Parents, teachers, and 2022 Kenya Certificate of Primary Education (KCPE) examination candidates are eagerly awaiting the results of the computerized Form One selection before the start of the academic year on January 23.
The tests were taken by 1,233,852 candidates. According to the government’s 100% transition policy, they are all eligible for admission to Form 1.
Of the total candidates, 620,965 (50.32%) were male, while 612,887 were female.
The top ten candidates (five boys and five girls) from each sub-county will be put into the national schools of their choice.
Because the country has 290 sub-counties, 2,900 students will be able to attend their preferred schools.
The government has not changed the Form 1 placement criteria, which emphasize merit, equity, and choice.
“Form One selection is computerized. “That is what we used,” Education Cabinet Secretary Ezekiel Machogu told the media.
National schools scramble
It means that, as in the past, there will be a battle for spots in national schools even after the selection.
Some Kenyans are afraid that the selection process may favor public schools.
Silas Obuhatsa, Chairman of the National Parents Association, asked for transparency and responsibility in the selection process.
He said that previous Form One selections disadvantaged students from private schools.
“We call for fairness in the selection that is solely conducted by the Ministry of Education. Children should be given a chance to join schools of their choice. Parents need to be involved in the exercise in future,” Mr Obuhatsa said.
He urged the government to ensure children from private schools are placed in “giant” national schools.
“Children are equal. Any child who scored marks to join such a school should not be denied the opportunity. Parents are also equal. There are no private or public parents,” he added.
Mr Obuhatsa urged the Ministry of Education to ensure students are not placed in schools they never selected.
“Sending children to far-flung schools they never chose also needs to end,” he said.
He used the example of a student in Kilifi getting an admission letter from a school in Meru County, claiming that this would be inconvenient for both the child and the parent.
Mr. Obuhatsa noted that getting to and from the school may be difficult.
The Form One selection, which is being carried out by the Ministry of Education, the Kenya National Examinations Council, and the ICT Authority, is expected to be completed this weekend, with results expected to be revealed on Monday or Tuesday.
Like others, the Kenya Union of Post-Primary Education Teachers (Kuppet) urged the ministry to be fair.
“If a child is not selected to a school of his choice, he should be given a chance to join an institution of the same category.

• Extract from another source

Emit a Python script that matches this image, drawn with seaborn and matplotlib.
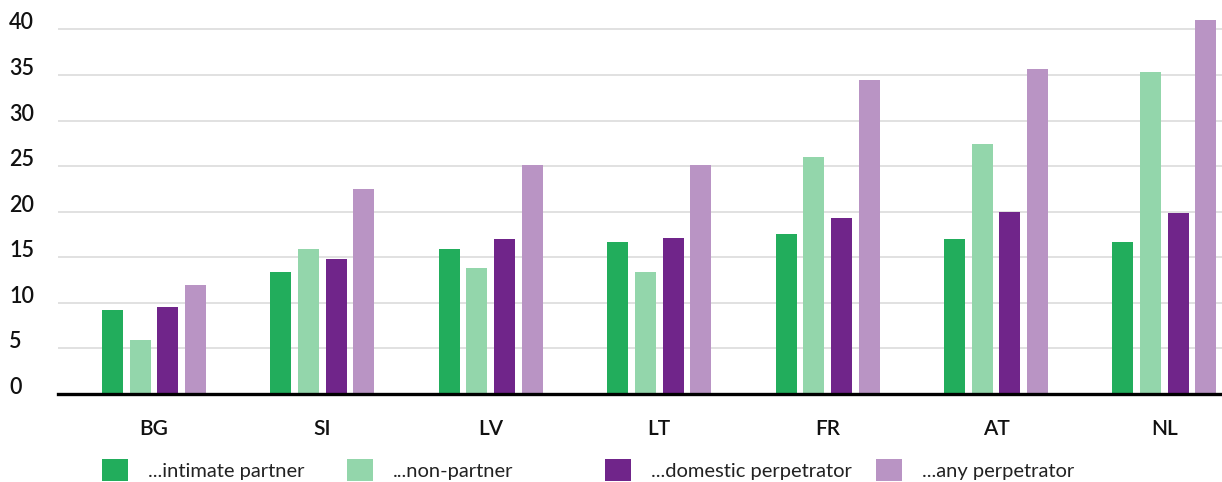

The criterion is according to the candidate’s choices and merit,” Kuppet Secretary-General Akelo Misori said.
He added that despite the 100 per cent transition rule, the choice of the candidate should supersede the interests of other parties.
Mr Misori lauded the computer-generated placement system, saying it has been fair.
“An example is where more than 100,000 children selected a school that can only accommodate 600. Even if they all qualify to join the school, they cannot be admitted. The computer system, however, places them where services of the same nature can be provided,” he said.
Mr Misori said learning institutions are similar but due to stability and perceived good performance, some gain popularity among children and their parents.
Mr Machogu on December 22, 2022, said Form One selection for all categories of schools would have been concluded on January 16, 2023, to give parents adequate preparation time.
The minister added that all the 2022 KCPE examination candidates would be admitted to Form One under the 100 per cent transition policy.
Form One selection is based on performance, choice and the capacity of schools.
The ministry also applies affirmative action, especially in national schools.
A KCPE candidate selects 11 secondary schools before sitting the examination. One picks four national schools – one from each of the four clusters.
For extra-county schools, the ministry uses a 15:35:50 ratio, with the host sub-county getting 15 per cent of the places, the county getting 35 per cent while candidates from other regions get 50 per cent.
A KCPE examination candidate selects three extra-county schools.
Candidates select two county and two sub-county schools.
Special needs institutions are categorised as national, meaning they admit students from all over the country.
There are 112 national schools, 776 extra-county, 1,301 county, 6,297 sub-county and 1,301 private secondary schools in Kenya.
The country has 1,803 public boarding secondary schools and 479 private ones while there are 5,029 public and 432 private day schools.
Those that have boarding and day wings are 390 (private) and 2,245 (public).
Inmates, overage candidates and those in refugee camps are not placed in secondary schools.
Some national schools pre-select their learners.
The candidates were examined in English, mathematics, science, Kiswahili and social studies and religious education from November 28 to 30 last year.
This is the second-last KCPE examination. The last 8-4-4 cohort is to complete primary school next year, giving way to the competency-based curriculum.
Kenya Private Schools Association Coast Chapter Assistant Secretary, George Gitonga, called for fairness in the allocation of slots to secondary schools.